When raw, these mushrooms have a bitter flavor. Once cooked, they develop a richy, nutty flavor and they will remain crunchy if lightly cooked. They are rich in the flavor known as “umami” in Japanese cuisine. “Umami” is often translated as “savory” and it is difficult to describe, although it can be found in a number of different foods and is likened to a hearty, meaty flavor. Shimeji mushrooms can be used in soups, stews, stir fries, and a wide variety of other dishes as an accent or feature ingredient, depending on the tastes of the cook.
If cooks are using fresh mushrooms, it is advisable to gently brush and rinse them before use to remove soil. The mushrooms should be lightly cooked to retain their crunchiness while taking the edge off their bitter flavor. Dried mushrooms usually need to be rehydrated for use. The easiest way to rehydrate mushrooms is to cover them in a layer of boiling water. The mushrooms will swell as they take on water and then they can be drained and used. If the water is reserved, it can be used as a flavoring and to deglaze pans.

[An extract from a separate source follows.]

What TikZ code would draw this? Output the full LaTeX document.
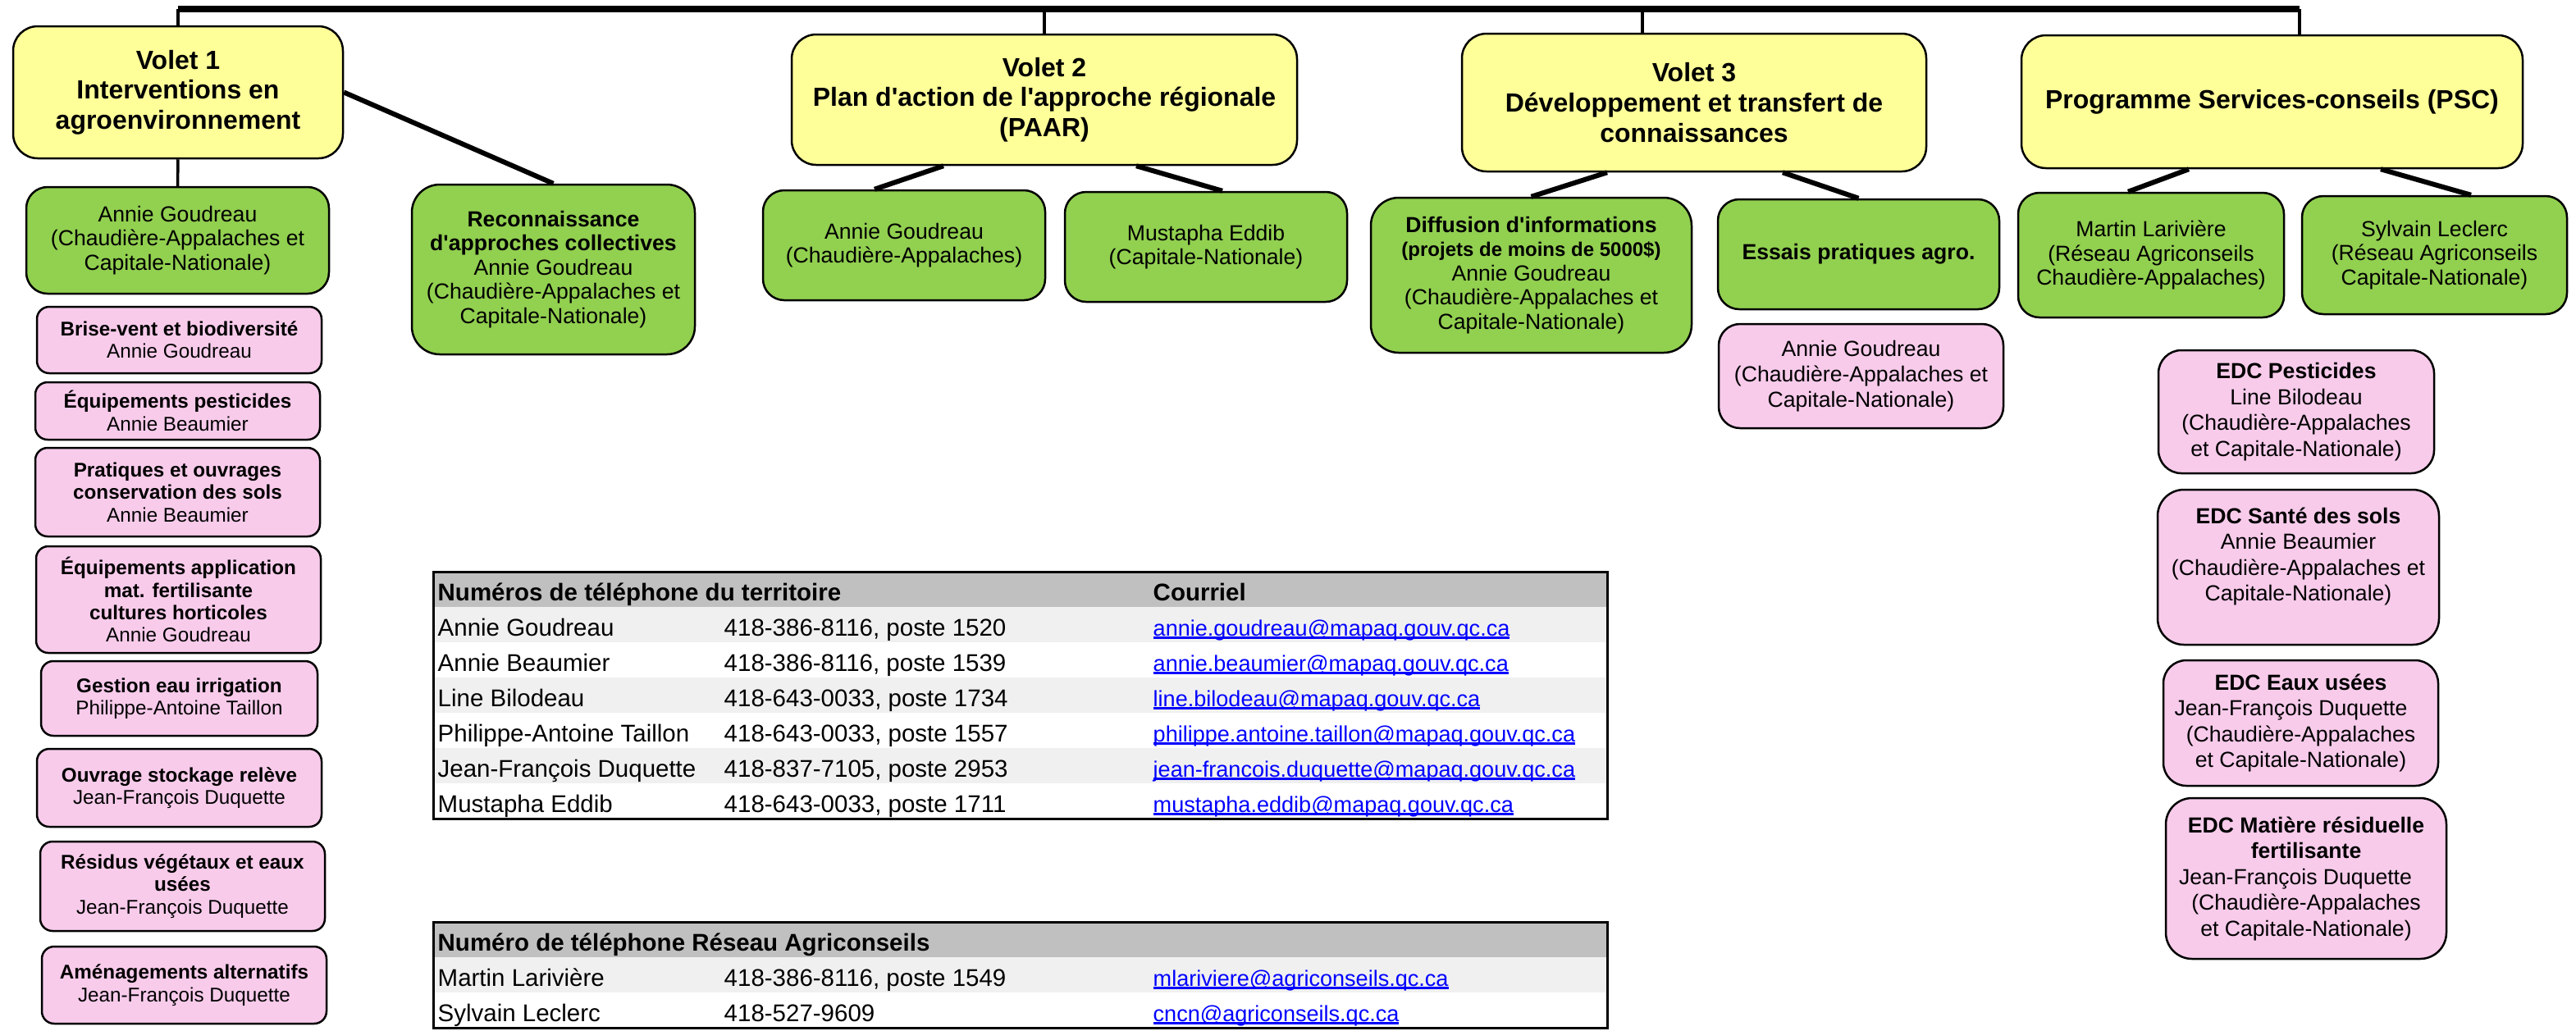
\documentclass[tikz,border=0pt]{standalone}
\usepackage{fontspec}
\setmainfont{Liberation Sans}[Ligatures=TeXOff]
\usepackage{tikz}
\usepackage{xcolor}

\definecolor{jaune}{HTML}{FFFF99}
\definecolor{vert}{HTML}{92D050}
\definecolor{rose}{HTML}{F8CBEB}
\definecolor{grisentete}{HTML}{C0C0C0}
\definecolor{grisligne}{HTML}{F0F0F0}
\definecolor{bleulien}{HTML}{0000FF}

\newcommand{\courriel}[1]{\textcolor{bleulien}{\fontsize{7.7}{10}\selectfont\setbox0=\hbox{#1}\rlap{\rule[-0.35mm]{\wd0}{0.25mm}}\box0}}

\tikzset{
    taille/.style 2 args={minimum width=#1mm, minimum height=#2mm},
    boite/.style={draw, line width=0.25mm, inner sep=0pt, align=center},
    volet/.style={boite, fill=jaune, rounded corners=3mm, font=\fontsize{9.1}{10.44}\selectfont\bfseries},
    equipe/.style={boite, fill=vert, rounded corners=2.6mm, font=\fontsize{7.57}{8.4}\selectfont},
    edc/.style={boite, fill=rose, rounded corners=2.8mm, font=\fontsize{7.57}{8.96}\selectfont},
    mesure/.style={boite, fill=rose, rounded corners=1.5mm, font=\fontsize{6.9}{7.77}\selectfont},
    lien/.style={line width=0.6mm},
    tige/.style={line width=0.35mm},
    barre/.style={line width=0.8mm},
    cellule/.style={anchor=base west, inner sep=0pt, font=\fontsize{8.39}{10}\selectfont},
    entete/.style={cellule, font=\fontsize{8.39}{10}\selectfont\bfseries},
}

\begin{document}
\begin{tikzpicture}[x=0.1mm, y=-0.1mm]
    \useasboundingbox (0,0) rectangle (3140,1256);

    \node[volet, taille={40.2}{16.1}] (v1) at (217,112.5) {Volet 1\\Interventions en\\agroenvironnement};
    \node[volet, taille={61.6}{15.9}] (v2) at (1273,121.5) {Volet 2\\Plan d'action de l'approche régionale\\(PAAR)};
    \node[volet, taille={56.6}{16.8}] (v3) at (2065,125) {Volet 3\\Développement et transfert de\\connaissances};
    \node[volet, taille={61.1}{16.2}] (psc) at (2769.5,124) {Programme Services-conseils (PSC)};

    \coordinate (haut) at (0,11);
    \coordinate (v3tige) at ([xshift=-6.3mm]v3.north);
    \coordinate (psctige) at ([xshift=3.35mm]psc.north);
    \draw[barre] (v1.north |- haut) -- (psctige |- haut);
    \draw[tige] (v1.north) -- (v1.north |- haut);
    \draw[tige] (v2.north) -- (v2.north |- haut);
    \draw[tige] (v3tige) -- (v3tige |- haut);
    \draw[tige] (psctige) -- (psctige |- haut);

    \node[equipe, taille={36.9}{13}] (ag1) at (216.5,293) {Annie Goudreau\\(Chaudière-Appalaches et\\Capitale-Nationale)};
    \node[equipe, taille={34.5}{20.7}, rounded corners=3.4mm] (rec) at (674.5,328.5) {\textbf{Reconnaissance}\\\textbf{d'approches collectives}\\Annie Goudreau\\(Chaudière-Appalaches et\\Capitale-Nationale)};
    \node[equipe, taille={34.4}{13.4}] (ag2) at (1102,299) {Annie Goudreau\\(Chaudière-Appalaches)};
    \node[equipe, taille={34.4}{13.4}] (me) at (1470,301) {Mustapha Eddib\\(Capitale-Nationale)};
    \node[equipe, taille={39.1}{18.9}, rounded corners=3.4mm] (dif) at (1866.5,335.5) {\textbf{Diffusion d'informations}\\{\fontsize{6.83}{8.4}\selectfont\bfseries (projets de moins de 5000\$)}\\Annie Goudreau\\(Chaudière-Appalaches et\\Capitale-Nationale)};
    \node[equipe, taille={34.3}{13.4}] (ess) at (2265.5,310) {\textbf{Essais pratiques agro.}};
    \node[equipe, taille={32.4}{15.2}] (ml) at (2622,311) {Martin Larivière\\(Réseau Agriconseils\\Chaudière-Appalaches)};
    \node[equipe, taille={32.3}{14.4}] (sl) at (2967.5,311) {Sylvain Leclerc\\(Réseau Agriconseils\\Capitale-Nationale)};

    \draw[lien] (v1.east) -- (rec.north);
    \draw[tige] (v1.south) -- (ag1.north);
    \draw[lien] ([xshift=-12.3mm]v2.south) -- ([xshift=-3.6mm]ag2.north);
    \draw[lien] ([xshift=11.2mm]v2.south) -- ([xshift=2mm]me.north);
    \draw[lien] ([xshift=-10.6mm]v3.south) -- (dif.north);
    \draw[lien] ([xshift=10.8mm]v3.south) -- (ess.north);
    \draw[lien] ([xshift=-10.15mm]psc.south) -- ([xshift=-2.8mm]ml.north);
    \draw[lien] ([xshift=13.25mm]psc.south) -- ([xshift=4.45mm]sl.north);

    \node[edc, taille={34.7}{12.7}, rounded corners=2.6mm, font=\fontsize{7.57}{8.73}\selectfont] (ag3) at (2268.5,458.5) {Annie Goudreau\\(Chaudière-Appalaches et\\Capitale-Nationale)};

    \node[edc, taille={33.6}{15}] (pest) at (2799,502) {\textbf{EDC Pesticides}\\Line Bilodeau\\(Chaudière-Appalaches\\et Capitale-Nationale)};
    \node[edc, taille={34.3}{18.9}, rounded corners=3.2mm] (sante) at (2801.5,691.5) {\textbf{EDC Santé des sols}\\Annie Beaumier\\(Chaudière-Appalaches et\\Capitale-Nationale)\\\mbox{}};
    \node[edc, taille={33.5}{15.3}] (eaux) at (2804.5,881.5) {\textbf{EDC Eaux usées}\\Jean-François Duquette\hspace{2.4mm}\mbox{}\\(Chaudière-Appalaches\\et Capitale-Nationale)};
    \node[edc, taille={34.2}{19.6}, rounded corners=3.2mm] (mat) at (2811,1071) {\textbf{EDC Matière résiduelle}\\\textbf{fertilisante}\\Jean-François Duquette\hspace{2.6mm}\mbox{}\\(Chaudière-Appalaches\\et Capitale-Nationale)};

    \node[mesure, taille={34.7}{8.1}] (m1) at (218.5,414.5) {\textbf{Brise-vent et biodiversité}\\Annie Goudreau};
    \node[mesure, taille={34.7}{7}] (m2) at (216.5,501) {\textbf{Équipements pesticides}\\Annie Beaumier};
    \node[mesure, taille={34.7}{10.8}] (m3) at (216.5,600) {\textbf{Pratiques et ouvrages}\\\textbf{conservation des sols}\\Annie Beaumier};
    \node[mesure, taille={34.7}{13}] (m4) at (217.5,731) {\textbf{Équipements application}\\\textbf{mat. fertilisante}\\\textbf{cultures horticoles}\\Annie Goudreau};
    \node[mesure, taille={33.7}{9.1}] (m5) at (218.5,851.5) {\textbf{Gestion eau irrigation}\\Philippe-Antoine Taillon};
    \node[mesure, taille={34.7}{9.5}] (m6) at (218.5,960.5) {\textbf{Ouvrage stockage relève}\\Jean-François Duquette};
    \node[mesure, taille={34.7}{10.9}] (m7) at (222.5,1080.5) {\textbf{Résidus végétaux et eaux}\\\textbf{usées}\\Jean-François Duquette};
    \node[mesure, taille={34.7}{9.4}] (m8) at (224.5,1201) {\textbf{Aménagements alternatifs}\\Jean-François Duquette};

    \fill[grisentete] (528,697) rectangle (1959,740);
    \foreach \nom/\tel/\mail [count=\i] in {
        {Annie Goudreau/418-386-8116, poste 1520/annie.goudreau@mapaq.gouv.qc.ca},
        {Annie Beaumier/418-386-8116, poste 1539/annie.beaumier@mapaq.gouv.qc.ca},
        {Line Bilodeau/418-643-0033, poste 1734/line.bilodeau@mapaq.gouv.qc.ca},
        {Philippe-Antoine Taillon/418-643-0033, poste 1557/philippe.antoine.taillon@mapaq.gouv.qc.ca},
        {Jean-François Duquette/418-837-7105, poste 2953/jean-francois.duquette@mapaq.gouv.qc.ca},
        {Mustapha Eddib/418-643-0033, poste 1711/mustapha.eddib@mapaq.gouv.qc.ca}} {
        \ifodd\i \fill[grisligne] (528,697+43*\i) rectangle (1959,740+43*\i); \fi
        \node[cellule] (nom\i) at (533,732+43*\i) {\nom};
        \node[cellule] (tel\i) at (882,732+43*\i) {\tel};
        \node[cellule] (mail\i) at (1405,732+43*\i) {\courriel{\mail}};
    }
    \node[entete] (titre1) at (533,732) {Numéros de téléphone du territoire};
    \node[entete] (titrecourriel) at (1405,732) {Courriel};
    \draw[line width=0.3mm] (528,697) rectangle (1959,998);

    \fill[grisentete] (528,1124) rectangle (1959,1167);
    \foreach \nom/\tel/\mail [count=\i] in {
        {Martin Larivière/418-386-8116, poste 1549/mlariviere@agriconseils.qc.ca},
        {Sylvain Leclerc/418-527-9609/cncn@agriconseils.qc.ca}} {
        \ifodd\i \fill[grisligne] (528,1124+43*\i) rectangle (1959,1167+43*\i); \fi
        \node[cellule] (anom\i) at (533,1159+43*\i) {\nom};
        \node[cellule] (atel\i) at (882,1159+43*\i) {\tel};
        \node[cellule] (amail\i) at (1405,1159+43*\i) {\courriel{\mail}};
    }
    \node[entete] (titre2) at (533,1159) {Numéro de téléphone Réseau Agriconseils};
    \draw[line width=0.3mm] (528,1124) rectangle (1959,1253);
\end{tikzpicture}
\end{document}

If a recipe calls for shimeji mushrooms and none are available, cooks can use oyster mushrooms as a substitute or experiment with other mushroom varieties that are known for having a savory, slightly nutty flavor. It is often possible to order shimeji online through companies that supply Japanese ingredients. Prices vary depending on the company, the season, and whether the mushrooms are being sold fresh or dried. Bulk pricing is sometimes available and cooks may want to consider placing a group order with friends.